Monday, June 01, 2026

Origins: Ringer

brass bell

originsThe word “ringer” has a few related origins depending on how it’s used today, but they all ultimately connect back to the old verb “to ring” 🛎️

The oldest sense is quite literal: a “ringer” is simply someone who rings a bell. This goes back to Old English hringan, meaning “to sound (a bell), make a ringing noise.” From that, you get straightforward occupational uses like church bell ringers or people who signal time, alarms, or ceremonies.

The more interesting modern meanings come from 19th-century North American slang, especially in horse racing. In that world, to “ring in” a horse meant to secretly substitute one horse for another—usually replacing a slow or injured horse with a faster one to cheat in a race. The opposite idea, “ring out,” also existed in the same fraudulent context. From this, a “ringer” became the term for the fake or substituted competitor itself.

That racing slang then spread beyond horses. By the early 1900s, “ringer” was being used for any person placed into a competition under false pretences because they were unusually skilled—like dropping a professional athlete into an amateur game. That’s the sense you hear today in phrases like “they brought in a ringer,” meaning someone who is secretly much better than they appear.

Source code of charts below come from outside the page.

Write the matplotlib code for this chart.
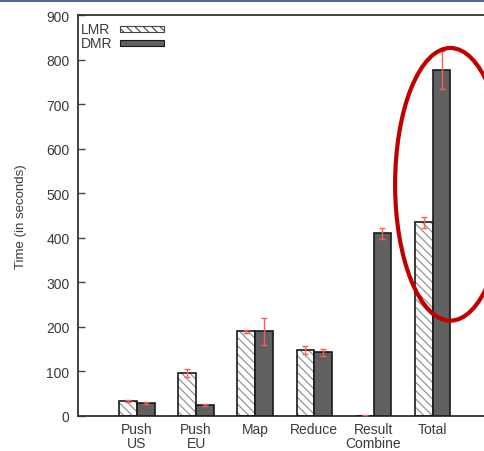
"""Time breakdown per phase, LMR vs DMR."""
import matplotlib

matplotlib.use("Agg")
import matplotlib.pyplot as plt
import numpy as np
from matplotlib.patches import Ellipse, Rectangle

plt.rcParams["font.family"] = ["Liberation Sans", "DejaVu Sans"]
plt.rcParams["hatch.linewidth"] = 0.8

categories = ["Push\nUS", "Push\nEU", "Map", "Reduce", "Result\nCombine", "Total"]
lmr = [34, 96, 190, 148, 0, 435]
lmr_err = [3, 9, 3, 8, 3, 12]
dmr = [29, 25, 190, 143, 410, 776]
dmr_err = [2, 3, 31, 8, 13, 43]
yticks = [0, 100, 200, 300, 400, 500, 600, 700, 800, 900]
series = ["LMR", "DMR"]

W, H = 485, 452
fig = plt.figure(figsize=(W / 100, H / 100), dpi=100)
ax = fig.add_axes([77.8 / W, 35 / H, 414 / W, 401 / H])

x = np.arange(1, len(categories) + 1)
bw = 0.30
text_c = "#3a3a3a"
err_c = "#ff5a5a"
hatch = "\\\\\\\\"

# LMR: hatch in grey, then black outline on top
ax.bar(x - bw / 2, lmr, bw, color="white", edgecolor="#8a8a8a",
       hatch=hatch, linewidth=0, zorder=2)
ax.bar(x - bw / 2, lmr, bw, fill=False, edgecolor="#1a1a1a",
       linewidth=1.2, zorder=3)
ax.bar(x + bw / 2, dmr, bw, color="#606060", edgecolor="#1a1a1a",
       linewidth=1.2, zorder=3)

ax.errorbar(x - bw / 2, lmr, yerr=lmr_err, fmt="none", ecolor=err_c,
            elinewidth=1, capsize=2.5, capthick=1, zorder=4)
ax.errorbar(x + bw / 2, dmr, yerr=dmr_err, fmt="none", ecolor=err_c,
            elinewidth=1, capsize=2.5, capthick=1, zorder=4)

ax.set_xlim(0, 7)
ax.set_ylim(0, 900)
ax.set_yticks(yticks)
ax.set_xticks(x)
ax.set_xticklabels(categories, fontsize=10, color=text_c, linespacing=1.0)
ax.tick_params(axis="x", length=0, pad=4)
ax.tick_params(axis="y", direction="in", length=5, width=1, color="#444444",
               labelsize=10, labelcolor=text_c, pad=6)
ax.set_ylabel("Time (in seconds)", fontsize=9.5, color=text_c, labelpad=14)

for side in ("left", "bottom", "top"):
    ax.spines[side].set_color("#333333")
    ax.spines[side].set_linewidth(1.3)
ax.spines["right"].set_visible(False)

# gnuplot-style key: label on the left, sample box on the right
key_styles = [
    dict(facecolor="white", edgecolor="#444444", hatch=hatch),
    dict(facecolor="#606060", edgecolor="#1a1a1a"),
]
for i, (name, style) in enumerate(zip(series, key_styles)):
    cy = 30 + 14 * i
    fig.text(81 / W, 1 - cy / H, name, fontsize=10, color=text_c,
             ha="left", va="center")
    fig.add_artist(Rectangle((120 / W, 1 - (cy + 3) / H), 44 / W, 6 / H,
                             transform=fig.transFigure, linewidth=0.8, **style))

# red highlight around the Total group
ax.add_patch(Ellipse((6.30, 520), 1.87, 612, fill=False, edgecolor="#c00000",
                     linewidth=3, clip_on=False, zorder=5))

# slide header strip
fig.add_artist(Rectangle((0, 1 - 3 / H), 1, 3 / H, transform=fig.transFigure,
                         facecolor="#4a6896", edgecolor="none"))

fig.savefig("out.png", dpi=100)
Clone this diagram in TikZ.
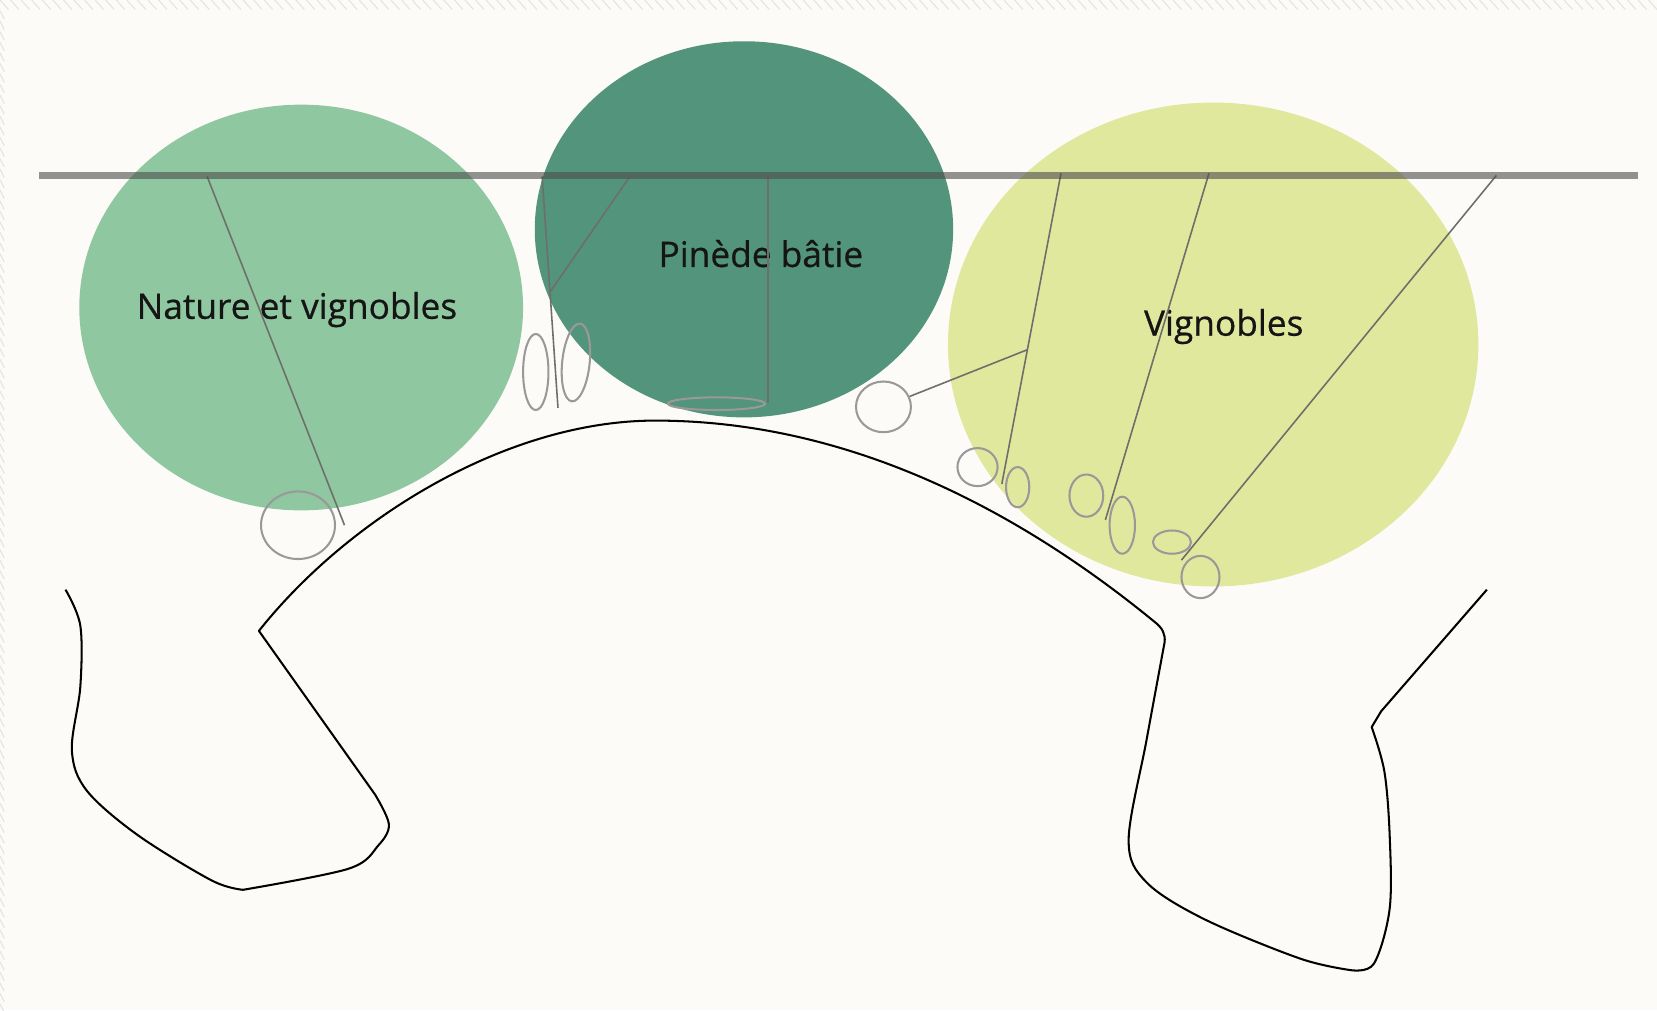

There’s also the related expression “dead ringer,” which means an exact duplicate of someone. Despite sounding connected, it’s a slightly separate development and likely comes from “ringer” in the sense of substitution or duplication, later reinforced by horse-racing and boxing slang. The “dead” part just intensifies the idea of perfect similarity.

So in short: it starts with literal bell-ringing, then branches into deception (“ringing in” substitutions), and finally evolves into the modern idea of a secretly superior substitute or an exact double.